接上文，本文介紹了ConvLSTM模型實現用電量/發電量預測。

LSTM 處理用電量/發電量預測任務的文章：

【Part1】Encoder-Decoder LSTM 模型實現用電量/發電量預測
【Part2】CNN-LSTM 模型實現用電量/發電量預測
【Part3】本文

文章目錄

1. ConvLSTM

1. ConvLSTM

1.1 CNN 模型

CNN-LSTM方法的進一步擴展是執行CNN的卷積（例如CNN如何讀取輸入序列數據）作爲LSTM的一部分用於每個時間步。這種組合稱爲ConvLSTM，與CNN-LSTM一樣，它也用於時空數據。與直接讀取數據以計算內部狀態和狀態轉換的LSTM不同，與解釋CNN模型輸出的CNN-LSTM也不同，ConvLSTM直接使用卷積作爲讀取LSTM單元輸入的一部分。Keras庫提供了ConvLSTM2D類，該類支持二維數據的ConvLSTM模型。它可以配置爲一維多變量時間序列預測。默認情況下，ConvLSTM2D類要求輸入數據的形狀爲：[samples，timesteps，rows，cols，channels]。
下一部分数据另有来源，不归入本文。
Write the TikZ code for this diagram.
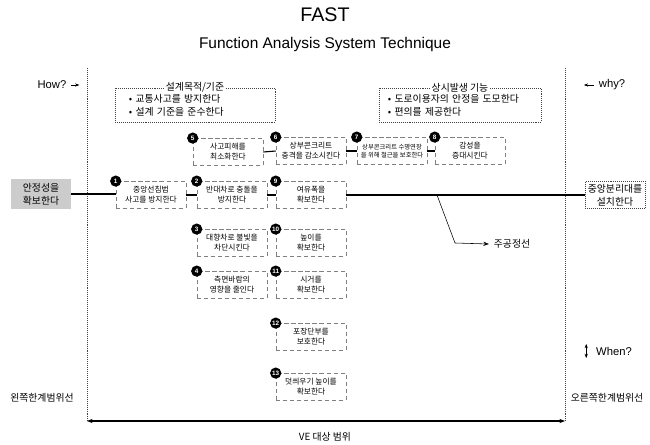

其中數據的每個時間步均定義爲（行×列）數據點的圖像。我們正在處理總功耗的一維序列，如果我們假設我們使用兩週的數據作爲輸入，則行爲1，列爲14。ConvLSTM將一次讀取這些數據，即LSTM讀取一個14天的時間步長，並在這些時間步長上進行卷積。

在我們的任務中，可以將14天分成兩個子序列，每個子序列的長度爲7天。然後，ConvLSTM可以讀取兩個時間步長，並對每個時間步長中的7天數據執行CNN處理。因此，對於此問題的選定框架，ConvLSTM2D的輸入shape爲：[n，2，1，7，1]。參數說明：

樣本（samples）：n，表示訓練數據集中的樣本數。
時間步長（timesteps）：2，表示將一個窗口寬度爲14天的採樣數據分爲兩個子序列。
行（rows）：1，表示每個子序列的一維形狀，即有多少行。
列（cols）：7，表示每個子序列，有多少列。
通道（channels）：1，在圖像識別任務中的概念，通道數。在時間序列預測任務中其實就是特徵數（features），這個概念在之前的文章中反覆提及強調。因爲本例的業務需求是通過日總功耗來預測下週的日總功耗，所以通道數（特徵數）爲1，即代表日總功耗。如果要添加其他的特徵，這個尺寸要做相應改變。再看下數據集情況，就一目瞭然了。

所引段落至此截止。